State Sen. John Moorlach is ringing a warning bell regarding California's financial health.
This is the same guy who predicted the Orange County bankruptcy in 1994. At the time, no one was really taking him seriously, and we all know how that turned out.
Fast forward to today. Should we again be listening to this Costa Mesa Republican?
Californians pay the highest rate of personal income tax in the country, yet according to a March 1 article in the San Francisco Chronicle, "More than 1 in 5 Californians live in poverty, the highest rate in the country when you factor in the higher cost of housing and living in the state."

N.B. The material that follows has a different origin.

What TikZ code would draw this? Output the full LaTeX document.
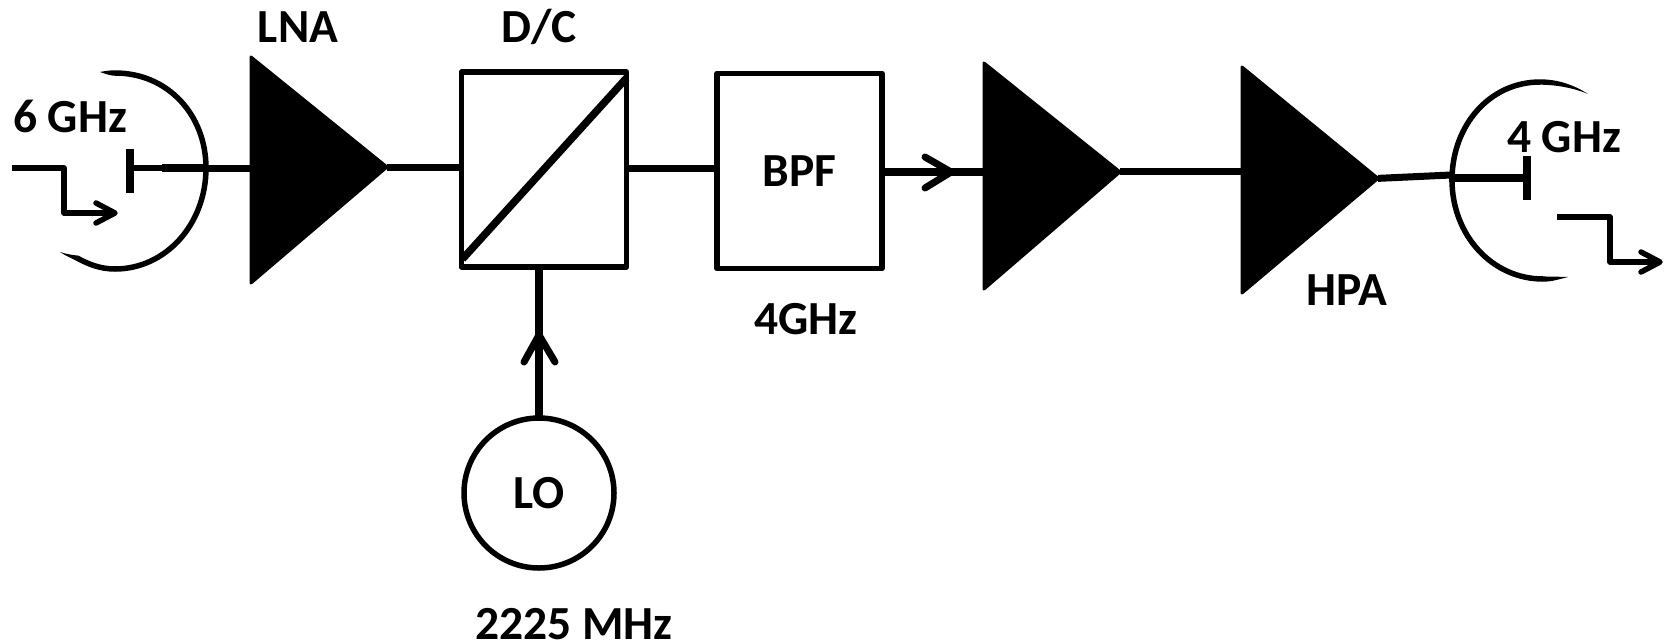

Reading Moorlach's email updates, he's concerned on several fronts. Prison costs and unfunded pension liabilities are among the factors contributing to California's fiscal house of cards.
So I called him last week to chat about his concerns in Sacramento, and to discuss legislation he's planning to bring forward.

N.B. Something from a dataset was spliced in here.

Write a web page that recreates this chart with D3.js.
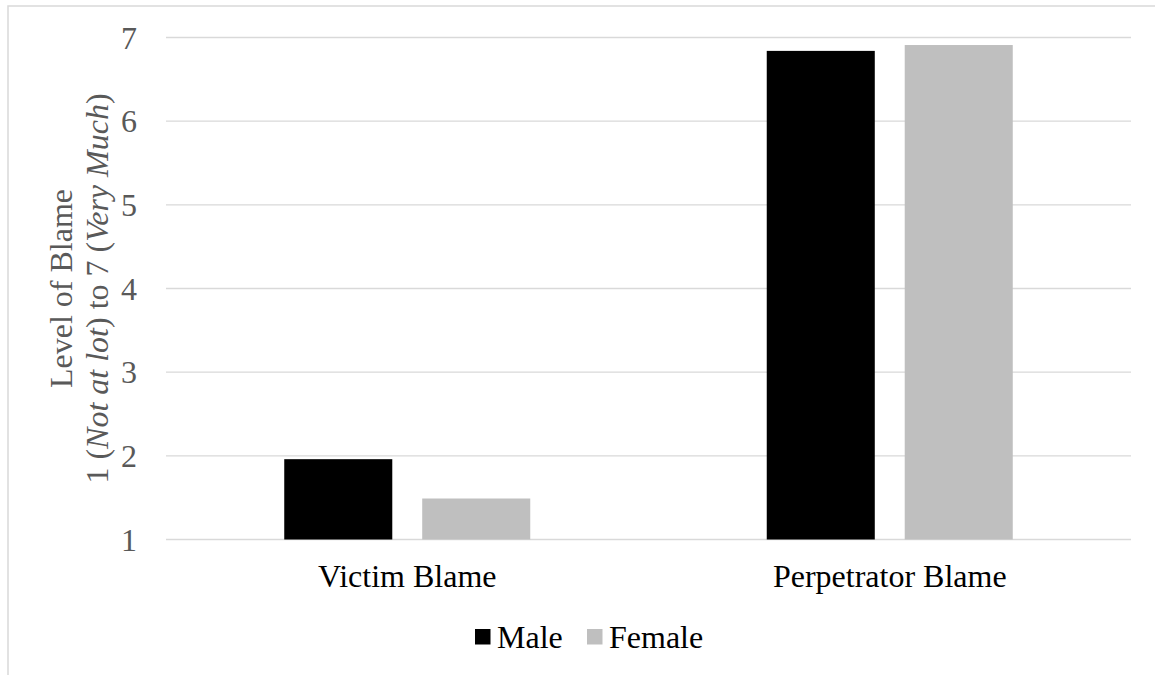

Crime is one topic he's hot to talk about after attending a recent budget and fiscal review hearing. At the meeting, reasons for the increase in costs for our prison system were discussed, even though populations have decreased. And Assembly Bill 109 and Propositions 47 and 57 — a bill and two voter-approved referendums, respectively, that allowed early release of inmates — were also touched on.
"I took on the Department of Finance at the beginning of the three hour-plus hearing," Moorlach says, noting that "$1.155 billion of the $2.141 billion in increased costs were due to normal increases in wages and pension contributions."

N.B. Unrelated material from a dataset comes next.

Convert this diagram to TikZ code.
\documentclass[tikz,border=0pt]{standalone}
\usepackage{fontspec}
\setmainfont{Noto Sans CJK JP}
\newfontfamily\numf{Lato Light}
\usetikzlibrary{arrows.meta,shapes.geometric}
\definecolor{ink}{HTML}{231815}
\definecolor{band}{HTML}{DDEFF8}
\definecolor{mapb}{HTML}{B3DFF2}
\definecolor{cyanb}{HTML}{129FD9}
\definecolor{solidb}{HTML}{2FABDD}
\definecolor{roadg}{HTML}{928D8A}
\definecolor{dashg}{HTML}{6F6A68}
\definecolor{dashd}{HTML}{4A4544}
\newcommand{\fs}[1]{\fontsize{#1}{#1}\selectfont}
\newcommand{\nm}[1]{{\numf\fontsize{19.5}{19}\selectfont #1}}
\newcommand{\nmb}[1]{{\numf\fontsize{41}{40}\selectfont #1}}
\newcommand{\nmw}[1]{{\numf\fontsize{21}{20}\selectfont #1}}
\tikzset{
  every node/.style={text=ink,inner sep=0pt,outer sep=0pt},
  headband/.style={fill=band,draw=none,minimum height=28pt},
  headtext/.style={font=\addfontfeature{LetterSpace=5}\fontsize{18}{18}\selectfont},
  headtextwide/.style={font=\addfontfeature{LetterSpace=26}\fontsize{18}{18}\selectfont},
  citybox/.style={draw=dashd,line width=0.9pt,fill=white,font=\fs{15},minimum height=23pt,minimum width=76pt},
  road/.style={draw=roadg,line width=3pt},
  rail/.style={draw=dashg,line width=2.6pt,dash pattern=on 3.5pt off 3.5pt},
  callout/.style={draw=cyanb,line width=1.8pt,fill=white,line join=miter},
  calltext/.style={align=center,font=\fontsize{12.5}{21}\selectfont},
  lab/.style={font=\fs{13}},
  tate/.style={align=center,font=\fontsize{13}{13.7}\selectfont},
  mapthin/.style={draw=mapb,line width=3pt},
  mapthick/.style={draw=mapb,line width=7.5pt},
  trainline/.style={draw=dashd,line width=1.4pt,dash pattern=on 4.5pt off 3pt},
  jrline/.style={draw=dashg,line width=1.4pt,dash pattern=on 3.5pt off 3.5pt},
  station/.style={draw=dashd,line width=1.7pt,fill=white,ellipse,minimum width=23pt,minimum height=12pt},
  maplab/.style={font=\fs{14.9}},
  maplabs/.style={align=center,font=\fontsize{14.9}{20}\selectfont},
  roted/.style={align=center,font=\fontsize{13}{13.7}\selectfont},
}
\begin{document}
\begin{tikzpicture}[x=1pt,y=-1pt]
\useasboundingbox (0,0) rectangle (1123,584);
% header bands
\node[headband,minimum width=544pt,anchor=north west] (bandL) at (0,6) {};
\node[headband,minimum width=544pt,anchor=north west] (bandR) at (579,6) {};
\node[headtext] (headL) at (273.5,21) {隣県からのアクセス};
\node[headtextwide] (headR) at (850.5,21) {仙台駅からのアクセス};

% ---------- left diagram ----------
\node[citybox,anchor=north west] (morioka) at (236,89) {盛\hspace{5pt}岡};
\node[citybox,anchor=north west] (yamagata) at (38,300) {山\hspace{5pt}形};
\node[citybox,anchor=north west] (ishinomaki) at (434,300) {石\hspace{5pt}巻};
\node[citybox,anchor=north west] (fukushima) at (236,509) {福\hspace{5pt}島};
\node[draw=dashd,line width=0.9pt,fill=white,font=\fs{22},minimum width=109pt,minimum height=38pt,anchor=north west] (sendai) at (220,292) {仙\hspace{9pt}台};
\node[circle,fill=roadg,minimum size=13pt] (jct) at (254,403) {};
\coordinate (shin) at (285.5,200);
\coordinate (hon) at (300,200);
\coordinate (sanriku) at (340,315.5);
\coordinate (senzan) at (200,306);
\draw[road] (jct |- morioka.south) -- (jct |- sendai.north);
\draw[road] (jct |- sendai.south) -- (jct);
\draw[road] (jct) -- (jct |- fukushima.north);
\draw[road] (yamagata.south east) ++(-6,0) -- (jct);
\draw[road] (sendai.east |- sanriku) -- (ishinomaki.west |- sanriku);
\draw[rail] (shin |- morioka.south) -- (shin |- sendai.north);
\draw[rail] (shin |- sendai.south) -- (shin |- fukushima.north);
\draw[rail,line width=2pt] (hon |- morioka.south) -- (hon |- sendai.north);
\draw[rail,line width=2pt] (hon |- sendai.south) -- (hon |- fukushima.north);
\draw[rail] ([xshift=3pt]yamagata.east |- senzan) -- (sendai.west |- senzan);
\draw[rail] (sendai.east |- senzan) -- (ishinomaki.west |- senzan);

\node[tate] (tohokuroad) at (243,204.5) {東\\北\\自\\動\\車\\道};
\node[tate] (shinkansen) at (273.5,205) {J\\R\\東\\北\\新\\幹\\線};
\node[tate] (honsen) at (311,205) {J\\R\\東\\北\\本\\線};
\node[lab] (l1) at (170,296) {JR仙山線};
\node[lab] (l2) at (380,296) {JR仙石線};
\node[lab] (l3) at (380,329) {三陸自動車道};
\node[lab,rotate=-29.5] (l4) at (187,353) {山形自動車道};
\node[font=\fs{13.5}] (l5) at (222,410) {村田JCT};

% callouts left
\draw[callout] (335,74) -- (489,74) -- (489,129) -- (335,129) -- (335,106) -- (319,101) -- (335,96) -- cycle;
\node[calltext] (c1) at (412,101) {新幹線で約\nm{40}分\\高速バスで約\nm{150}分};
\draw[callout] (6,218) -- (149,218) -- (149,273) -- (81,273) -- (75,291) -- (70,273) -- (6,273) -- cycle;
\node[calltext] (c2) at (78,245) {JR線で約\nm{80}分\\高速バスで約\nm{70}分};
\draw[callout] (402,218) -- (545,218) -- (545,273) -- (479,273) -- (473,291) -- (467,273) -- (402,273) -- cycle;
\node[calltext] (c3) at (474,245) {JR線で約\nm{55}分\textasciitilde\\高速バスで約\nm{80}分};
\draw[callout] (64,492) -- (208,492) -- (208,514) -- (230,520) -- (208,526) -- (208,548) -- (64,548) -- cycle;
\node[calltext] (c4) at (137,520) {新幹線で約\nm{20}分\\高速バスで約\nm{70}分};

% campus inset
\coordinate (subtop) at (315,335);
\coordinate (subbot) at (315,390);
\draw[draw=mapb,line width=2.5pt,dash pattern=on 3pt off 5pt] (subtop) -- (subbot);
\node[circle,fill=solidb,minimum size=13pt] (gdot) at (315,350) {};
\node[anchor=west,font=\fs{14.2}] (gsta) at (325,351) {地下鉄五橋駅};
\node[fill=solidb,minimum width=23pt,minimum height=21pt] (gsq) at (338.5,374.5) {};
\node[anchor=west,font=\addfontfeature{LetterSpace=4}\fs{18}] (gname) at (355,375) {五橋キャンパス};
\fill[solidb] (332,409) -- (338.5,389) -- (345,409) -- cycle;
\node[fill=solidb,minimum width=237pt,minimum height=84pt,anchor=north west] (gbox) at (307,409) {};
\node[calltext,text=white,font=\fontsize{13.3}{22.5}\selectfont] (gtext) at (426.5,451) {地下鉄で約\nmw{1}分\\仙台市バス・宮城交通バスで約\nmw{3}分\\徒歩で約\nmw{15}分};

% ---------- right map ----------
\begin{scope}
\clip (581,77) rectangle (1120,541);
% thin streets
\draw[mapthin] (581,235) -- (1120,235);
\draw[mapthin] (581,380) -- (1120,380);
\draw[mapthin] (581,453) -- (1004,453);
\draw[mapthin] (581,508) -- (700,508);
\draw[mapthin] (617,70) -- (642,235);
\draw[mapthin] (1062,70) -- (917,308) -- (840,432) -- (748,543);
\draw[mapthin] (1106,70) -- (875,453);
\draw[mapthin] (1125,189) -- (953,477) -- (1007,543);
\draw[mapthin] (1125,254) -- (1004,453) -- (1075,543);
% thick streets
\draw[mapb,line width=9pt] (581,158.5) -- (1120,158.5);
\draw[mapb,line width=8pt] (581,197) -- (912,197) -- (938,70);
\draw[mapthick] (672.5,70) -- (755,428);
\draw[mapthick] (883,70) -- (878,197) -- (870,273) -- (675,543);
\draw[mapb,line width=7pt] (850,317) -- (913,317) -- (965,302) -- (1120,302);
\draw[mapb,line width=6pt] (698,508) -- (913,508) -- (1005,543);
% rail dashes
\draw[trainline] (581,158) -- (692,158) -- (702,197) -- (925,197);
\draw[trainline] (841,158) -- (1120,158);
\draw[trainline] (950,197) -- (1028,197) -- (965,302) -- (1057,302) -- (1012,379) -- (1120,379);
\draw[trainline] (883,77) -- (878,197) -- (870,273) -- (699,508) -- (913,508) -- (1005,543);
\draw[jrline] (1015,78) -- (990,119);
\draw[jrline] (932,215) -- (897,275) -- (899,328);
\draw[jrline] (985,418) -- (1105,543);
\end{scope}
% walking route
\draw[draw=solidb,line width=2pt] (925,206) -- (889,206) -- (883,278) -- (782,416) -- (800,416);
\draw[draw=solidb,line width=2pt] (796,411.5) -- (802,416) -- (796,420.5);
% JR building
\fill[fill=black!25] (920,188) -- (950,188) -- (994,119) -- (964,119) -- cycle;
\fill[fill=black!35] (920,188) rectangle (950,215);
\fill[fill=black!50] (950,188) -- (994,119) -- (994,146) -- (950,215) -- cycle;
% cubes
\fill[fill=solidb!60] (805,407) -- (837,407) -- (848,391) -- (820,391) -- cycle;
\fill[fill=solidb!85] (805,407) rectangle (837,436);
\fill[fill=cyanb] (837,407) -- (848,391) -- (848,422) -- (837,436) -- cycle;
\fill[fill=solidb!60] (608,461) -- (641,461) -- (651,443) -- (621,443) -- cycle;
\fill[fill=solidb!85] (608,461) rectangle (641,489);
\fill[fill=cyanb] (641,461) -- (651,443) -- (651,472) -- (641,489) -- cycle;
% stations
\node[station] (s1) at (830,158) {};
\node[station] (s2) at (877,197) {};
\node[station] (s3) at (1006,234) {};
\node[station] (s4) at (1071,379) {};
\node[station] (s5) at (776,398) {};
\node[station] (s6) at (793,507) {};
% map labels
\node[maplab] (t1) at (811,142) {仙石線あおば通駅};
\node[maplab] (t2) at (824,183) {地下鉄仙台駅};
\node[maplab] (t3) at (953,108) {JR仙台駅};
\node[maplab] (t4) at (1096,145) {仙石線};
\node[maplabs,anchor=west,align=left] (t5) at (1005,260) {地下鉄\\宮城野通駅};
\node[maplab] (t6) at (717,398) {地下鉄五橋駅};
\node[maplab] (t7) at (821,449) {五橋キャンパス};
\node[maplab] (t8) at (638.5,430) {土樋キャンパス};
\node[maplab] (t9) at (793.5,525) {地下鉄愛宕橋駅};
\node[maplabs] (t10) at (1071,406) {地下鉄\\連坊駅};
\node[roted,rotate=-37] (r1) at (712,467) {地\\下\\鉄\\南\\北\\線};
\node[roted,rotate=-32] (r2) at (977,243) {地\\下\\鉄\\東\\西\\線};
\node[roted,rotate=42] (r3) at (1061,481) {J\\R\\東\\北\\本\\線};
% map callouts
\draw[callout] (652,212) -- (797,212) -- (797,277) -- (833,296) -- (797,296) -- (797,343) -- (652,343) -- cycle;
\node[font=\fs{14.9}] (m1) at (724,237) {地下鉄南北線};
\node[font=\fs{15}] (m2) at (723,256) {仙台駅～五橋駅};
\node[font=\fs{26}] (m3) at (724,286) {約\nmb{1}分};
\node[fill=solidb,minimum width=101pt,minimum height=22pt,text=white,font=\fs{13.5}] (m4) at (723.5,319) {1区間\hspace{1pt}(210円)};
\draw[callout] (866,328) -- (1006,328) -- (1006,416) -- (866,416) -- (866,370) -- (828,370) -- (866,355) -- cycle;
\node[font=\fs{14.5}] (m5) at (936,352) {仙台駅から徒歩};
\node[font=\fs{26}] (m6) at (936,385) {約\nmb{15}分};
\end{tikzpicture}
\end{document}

He says each inmate costs California $70,000 a year, a cost that can be reduced to as low as $29,500 by outsourcing the prison population.
"If they were serious about reducing costs, the answer was sitting right there," he says.
The Senate recently voted to approve three bills related to the Memorandums of Understanding (MOU) between the governor and nearly two-thirds of the state's employees, through their respective bargaining units. Senate Bills 28, 47 and 48 will cost $2.7 billion.
Moorlach voted against all three.
And one wonders how the state doesn't have enough money to fix roads and dams, but does for paying employees higher benefits?
Moorlach says cities should have more control over their pension funds and wants to propose a plan in which they can exit the California Public Employees' Retirement System (CalPERS) without a huge payout.
Leaving CalPERS is expensive for cities. CalPERS computes a city's pension liability at a 2% to 3% investment-return formula, then the city gets a massive bill that must be paid immediately because the pension system was making contributions based on a 7.5% assumption, Moorlach says.
He's proposing to change that calculation formula.
He's working on a bill that would calculate what a city paid into CalPERS over the years, what it made in investment income and what it paid in retiree benefits. The sum would be paid in full to the respective city to start its own retirement trust fund that meets federal codes, making it responsible for their own pension liability destiny.
Moorlach also explained the day an employee starts with a city they get benefits that cannot be legally reduced.
He wants to introduce a bill that can tier the benefits so they can be changed prospectively.
"We need to give tools to these cities," he says.
Moorlach says residents are starting to realize "unfunded pension liabilities are going to run us over."
Yet in his home town, he says, "it's a crazy move in Costa Mesa to lower pension input."
What he's referring to is a newly approved contract that decreases the amount city employees pay toward their pensions from 17.04% to 12% by year three. The proposed contract is expected to cost taxpayers $5.65 million more over the life of the agreement than the previous one.
Moorlach will most certainly continue to ring this financial warning bell. Let's see if anyone will listen.